=== MATERIAL FOR THE TASK ===
• • •

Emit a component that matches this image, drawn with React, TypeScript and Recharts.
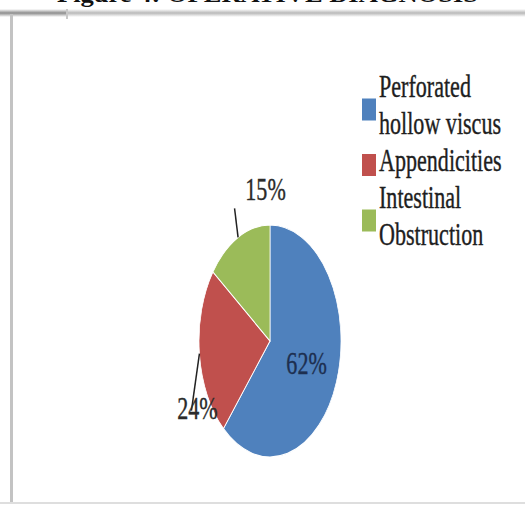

• • •

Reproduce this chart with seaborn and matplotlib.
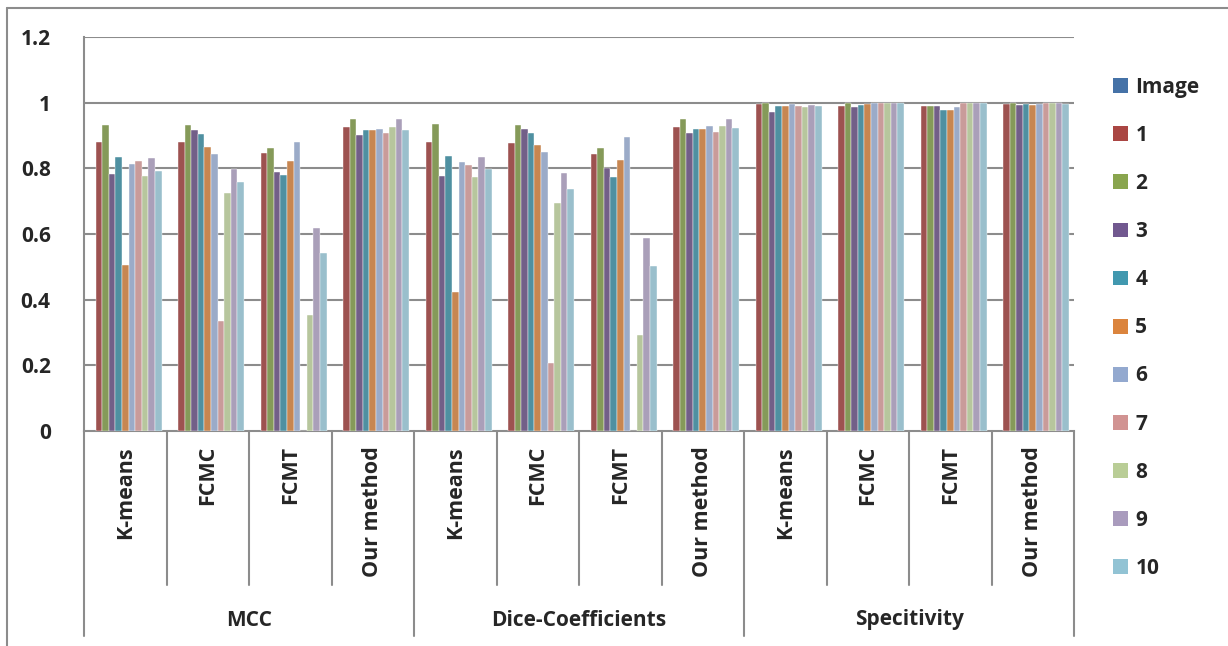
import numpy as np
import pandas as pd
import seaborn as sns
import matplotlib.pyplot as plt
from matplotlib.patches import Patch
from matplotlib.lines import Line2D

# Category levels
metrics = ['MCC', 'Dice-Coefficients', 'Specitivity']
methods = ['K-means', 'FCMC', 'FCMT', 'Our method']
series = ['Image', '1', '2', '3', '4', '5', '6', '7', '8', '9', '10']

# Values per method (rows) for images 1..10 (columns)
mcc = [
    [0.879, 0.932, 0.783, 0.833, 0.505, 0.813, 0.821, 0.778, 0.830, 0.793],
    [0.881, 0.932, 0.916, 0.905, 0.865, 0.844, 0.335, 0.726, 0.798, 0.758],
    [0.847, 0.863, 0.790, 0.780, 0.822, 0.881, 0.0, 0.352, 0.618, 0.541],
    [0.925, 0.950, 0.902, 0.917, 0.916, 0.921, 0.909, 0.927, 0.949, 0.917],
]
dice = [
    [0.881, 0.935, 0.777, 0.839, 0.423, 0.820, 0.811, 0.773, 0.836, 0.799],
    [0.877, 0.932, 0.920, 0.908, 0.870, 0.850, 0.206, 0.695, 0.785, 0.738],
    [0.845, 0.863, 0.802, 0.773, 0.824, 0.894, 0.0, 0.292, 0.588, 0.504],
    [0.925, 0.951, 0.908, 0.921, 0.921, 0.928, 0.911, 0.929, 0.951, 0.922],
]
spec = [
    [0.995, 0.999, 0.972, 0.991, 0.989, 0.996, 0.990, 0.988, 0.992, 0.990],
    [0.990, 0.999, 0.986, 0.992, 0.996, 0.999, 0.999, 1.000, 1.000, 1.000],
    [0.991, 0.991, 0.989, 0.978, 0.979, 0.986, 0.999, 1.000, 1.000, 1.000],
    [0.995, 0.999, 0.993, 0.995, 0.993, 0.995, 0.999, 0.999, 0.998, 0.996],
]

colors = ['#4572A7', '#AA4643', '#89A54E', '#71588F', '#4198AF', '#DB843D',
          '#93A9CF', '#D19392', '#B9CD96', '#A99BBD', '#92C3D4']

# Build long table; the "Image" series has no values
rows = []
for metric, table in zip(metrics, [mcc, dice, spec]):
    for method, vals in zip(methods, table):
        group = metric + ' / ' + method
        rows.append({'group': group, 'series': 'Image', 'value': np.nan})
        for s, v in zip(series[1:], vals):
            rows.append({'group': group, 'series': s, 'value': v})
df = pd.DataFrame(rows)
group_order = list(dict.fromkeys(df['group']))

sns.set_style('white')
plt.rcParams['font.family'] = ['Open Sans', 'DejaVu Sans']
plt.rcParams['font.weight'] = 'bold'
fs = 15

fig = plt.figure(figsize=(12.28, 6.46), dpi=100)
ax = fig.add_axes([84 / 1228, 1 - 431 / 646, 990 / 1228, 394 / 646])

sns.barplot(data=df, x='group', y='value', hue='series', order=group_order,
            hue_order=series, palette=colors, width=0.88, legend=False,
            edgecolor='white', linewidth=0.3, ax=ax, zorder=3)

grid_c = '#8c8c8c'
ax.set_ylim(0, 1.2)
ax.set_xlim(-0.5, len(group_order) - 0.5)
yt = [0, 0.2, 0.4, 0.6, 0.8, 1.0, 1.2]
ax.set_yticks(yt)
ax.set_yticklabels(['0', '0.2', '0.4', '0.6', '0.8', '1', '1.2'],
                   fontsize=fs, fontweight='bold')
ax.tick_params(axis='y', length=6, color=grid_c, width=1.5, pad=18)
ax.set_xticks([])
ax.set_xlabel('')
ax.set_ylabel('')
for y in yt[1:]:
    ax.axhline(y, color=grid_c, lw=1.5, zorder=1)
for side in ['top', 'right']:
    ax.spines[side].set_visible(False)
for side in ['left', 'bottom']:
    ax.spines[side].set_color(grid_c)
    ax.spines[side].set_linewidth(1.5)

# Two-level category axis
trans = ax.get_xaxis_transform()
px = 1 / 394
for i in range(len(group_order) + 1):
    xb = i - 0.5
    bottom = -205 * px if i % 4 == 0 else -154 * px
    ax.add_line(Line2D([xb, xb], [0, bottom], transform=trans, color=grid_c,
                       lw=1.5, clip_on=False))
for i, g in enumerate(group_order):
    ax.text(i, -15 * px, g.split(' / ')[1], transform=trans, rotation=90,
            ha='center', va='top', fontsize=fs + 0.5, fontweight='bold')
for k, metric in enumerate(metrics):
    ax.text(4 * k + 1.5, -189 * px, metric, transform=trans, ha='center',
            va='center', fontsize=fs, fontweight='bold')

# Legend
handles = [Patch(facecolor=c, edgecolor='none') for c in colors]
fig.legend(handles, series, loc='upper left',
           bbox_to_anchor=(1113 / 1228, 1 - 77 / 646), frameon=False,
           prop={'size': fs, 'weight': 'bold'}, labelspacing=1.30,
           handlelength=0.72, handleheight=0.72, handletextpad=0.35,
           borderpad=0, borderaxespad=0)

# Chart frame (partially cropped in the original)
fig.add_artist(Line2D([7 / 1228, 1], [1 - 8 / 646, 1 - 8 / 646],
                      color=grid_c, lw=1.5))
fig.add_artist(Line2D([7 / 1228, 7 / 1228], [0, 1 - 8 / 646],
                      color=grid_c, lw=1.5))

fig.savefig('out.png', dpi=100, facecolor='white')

• • •

=== WHAT TO WORK ON ===
Using the entries above, transcribe every line from the line containing "Reproduce this chart" through the line containing "from matplotlib.lines import Line2D". Do not copy pictures.

=== EXPECTED ANSWER ===
Reproduce this chart with seaborn and matplotlib.
import numpy as np
import pandas as pd
import seaborn as sns
import matplotlib.pyplot as plt
from matplotlib.patches import Patch
from matplotlib.lines import Line2D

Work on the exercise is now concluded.